• _Instructions for the task_
Give an exact copy of every line, leaving images out.
════════════════
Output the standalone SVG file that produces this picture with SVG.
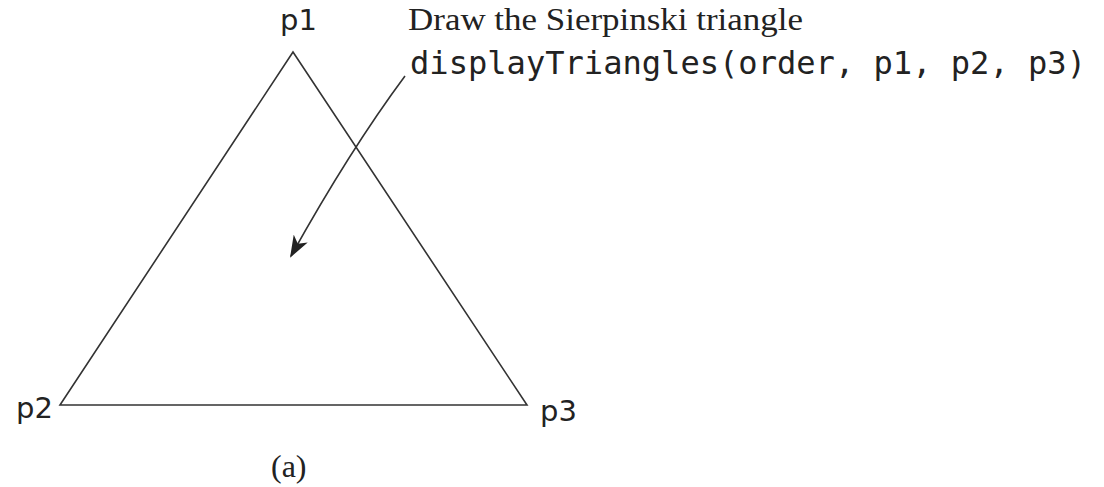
<svg xmlns="http://www.w3.org/2000/svg" width="1104" height="487" viewBox="0 0 1104 487">
<style>
.lbl{font-family:"DejaVu Sans","Liberation Sans",sans-serif;font-size:29px;fill:#222}
.serif{font-family:"Liberation Serif","Times New Roman",serif;font-size:32px;fill:#222}
.mono{font-family:"DejaVu Sans Mono","Liberation Mono",monospace;font-size:32px;fill:#222}
.edge{fill:none;stroke:#333;stroke-width:1.6}
</style>
<defs>
<marker id="ah" viewBox="0 0 22 16" refX="20" refY="8" markerWidth="22" markerHeight="16" markerUnits="userSpaceOnUse" orient="auto">
<path d="M0,0 L22,8 L0,16 L6,8 Z" fill="#222"/>
</marker>
</defs>
<g id="triangle">
<polygon class="edge" points="293,52 60,405 527,405"/>
</g>
<g id="p1"><text class="lbl" x="280" y="30">p1</text></g>
<g id="p2"><text class="lbl" x="16" y="418">p2</text></g>
<g id="p3"><text class="lbl" x="540" y="421">p3</text></g>
<g id="caption"><text class="serif" x="271" y="477" font-size="35">(a)</text></g>
<g id="note">
<text class="serif" x="408" y="30" textLength="395" lengthAdjust="spacingAndGlyphs">Draw the Sierpinski triangle</text>
<text class="mono" x="410" y="74" textLength="676" lengthAdjust="spacingAndGlyphs">displayTriangles(order, p1, p2, p3)</text>
</g>
<g id="connectors">
<path class="edge" d="M405,76 Q350,150 291,256" marker-end="url(#ah)"/>
</g>
</svg>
════════════════
• _The solution_
Output the standalone SVG file that produces this picture with SVG.
<svg xmlns="http://www.w3.org/2000/svg" width="1104" height="487" viewBox="0 0 1104 487">
<style>
.lbl{font-family:"DejaVu Sans","Liberation Sans",sans-serif;font-size:29px;fill:#222}
.serif{font-family:"Liberation Serif","Times New Roman",serif;font-size:32px;fill:#222}
.mono{font-family:"DejaVu Sans Mono","Liberation Mono",monospace;font-size:32px;fill:#222}
.edge{fill:none;stroke:#333;stroke-width:1.6}
</style>
<defs>
<marker id="ah" viewBox="0 0 22 16" refX="20" refY="8" markerWidth="22" markerHeight="16" markerUnits="userSpaceOnUse" orient="auto">
<path d="M0,0 L22,8 L0,16 L6,8 Z" fill="#222"/>
</marker>
</defs>
<g id="triangle">
<polygon class="edge" points="293,52 60,405 527,405"/>
</g>
<g id="p1"><text class="lbl" x="280" y="30">p1</text></g>
<g id="p2"><text class="lbl" x="16" y="418">p2</text></g>
<g id="p3"><text class="lbl" x="540" y="421">p3</text></g>
<g id="caption"><text class="serif" x="271" y="477" font-size="35">(a)</text></g>
<g id="note">
<text class="serif" x="408" y="30" textLength="395" lengthAdjust="spacingAndGlyphs">Draw the Sierpinski triangle</text>
<text class="mono" x="410" y="74" textLength="676" lengthAdjust="spacingAndGlyphs">displayTriangles(order, p1, p2, p3)</text>
</g>
<g id="connectors">
<path class="edge" d="M405,76 Q350,150 291,256" marker-end="url(#ah)"/>
</g>
</svg>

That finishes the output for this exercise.